The first World Touring Car Championship ran concurrently with the long-established European Touring Car Championship using Group A regulations. Rounds were held across Europe and at international venues including Bathurst in Australia, Calder Park Raceway, Wellington in New Zealand, and Mount Fuji in Japan. European factory teams from Ford, BMW, Maserati, and Alfa Romeo entered, though Alfa withdrew after the European rounds. The series was mired in controversy when leading BMW Motorsport and Eggenberger Motorsport teams, competing under a mutual non-protest arrangement in Europe, faced scrutiny from local Australian teams unhappy with liberal Group A interpretations. The Eggenberger Ford Sierra RS500 cars were protested and disqualified from the Bathurst 1000 results.
The championship was provisionally awarded to Eggenberger Ford drivers Klaus Ludwig and Klaus Niedzwiedz. When the Bathurst disqualification was finalised in March 1988, Roberto Ravaglia of Schnitzer Motorsport in a BMW M3 was declared champion. The series ran only that one season; the FIA, reportedly concerned that a strong touring car world championship would draw money away from Formula One, declined to sanction further editions.

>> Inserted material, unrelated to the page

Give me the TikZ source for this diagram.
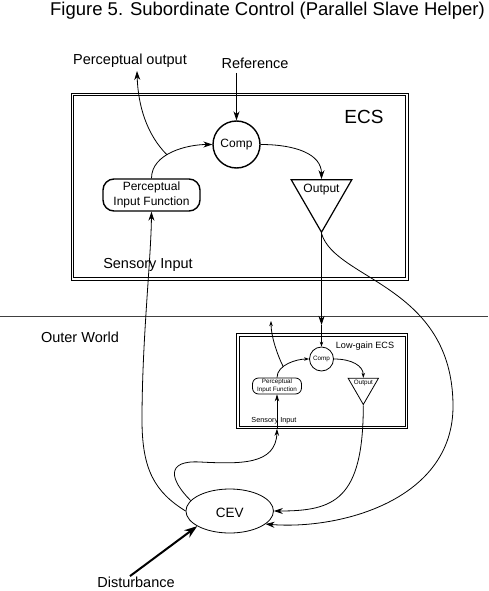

In 2001 the FIA revived the European Touring Car Championship as a precursor to a new world series, initially incorporating Italian Superturismo as the FIA European Super Touring Championship with a Super Production support class. By 2002 the format evolved into the FIA European Touring Car Championship using Super 2000 regulations, a technical package that produced close and highly popular racing dominated by Alfa Romeo and BMW and broadcast live on Eurosport.
At manufacturer request, the ETCC was elevated to world championship status beginning with the 2005 season as the revived WTCC, retaining Super 2000 and Diesel 2000 technical regulations. Andy Priaulx of BMW dominated the opening three seasons, taking drivers and manufacturers titles in 2005, 2006, and 2007. In 2008 Yvan Muller won the title in his SEAT Leon TDI, marking the first FIA world championship in any category won by a diesel-powered car. Gabriele Tarquini repeated the SEAT Leon TDI double in 2009.
Chevrolet entered the championship in 2010 with its Cruze model and began a period of sustained dominance. Muller became world champion that year, then retained the title in 2011 helping Chevrolet to a clean sweep of drivers and manufacturers titles. Rob Huff took the 2012 drivers title as Chevrolet swept both titles again. Technical regulations opened to 1.6-litre turbocharged engines in 2011, and the larger 2.0-litre gasoline and diesel engines were outlawed in 2012. In 2014 a new TC1 car specification was introduced with larger wings and more power.
The WTCC raced at circuits across a wide geographic spread including venues in Argentina, Morocco, Hungary, Germany, Russia, France, Portugal, Slovakia, Czech Republic, Japan, China, Thailand, and Qatar. Former venues included locations in Brazil, Great Britain, Italy, Macau, the Netherlands, Spain, Sweden, Turkey, and the United States.
Following the 2017 season an agreement was reached between the FIA, Eurosport Events, and the TCR promoter WSC to merge the WTCC into the TCR regulatory framework, creating the FIA World Touring Car Cup from 2018. The transition ended the WTCC as a standalone world championship after thirteen seasons of the modern format.
The WTCC was notable for the breadth of manufacturers it attracted and for pioneering diesel-powered world championship racing through the SEAT and Chevrolet years. Its Super 2000 and TC1 regulations produced close, wheel-to-wheel racing that built strong television audiences on Eurosport. Drivers including Andy Priaulx, Yvan Muller, Gabriele Tarquini, Rob Huff, Jose Maria Lopez, and Norbert Michelisz built careers defined by the series. The championship's transition into the TCR format acknowledged the cost efficiencies and competitive parity that TCR regulations offered compared to the increasingly expensive manufacturer-homologated Super 2000 and TC1 machinery.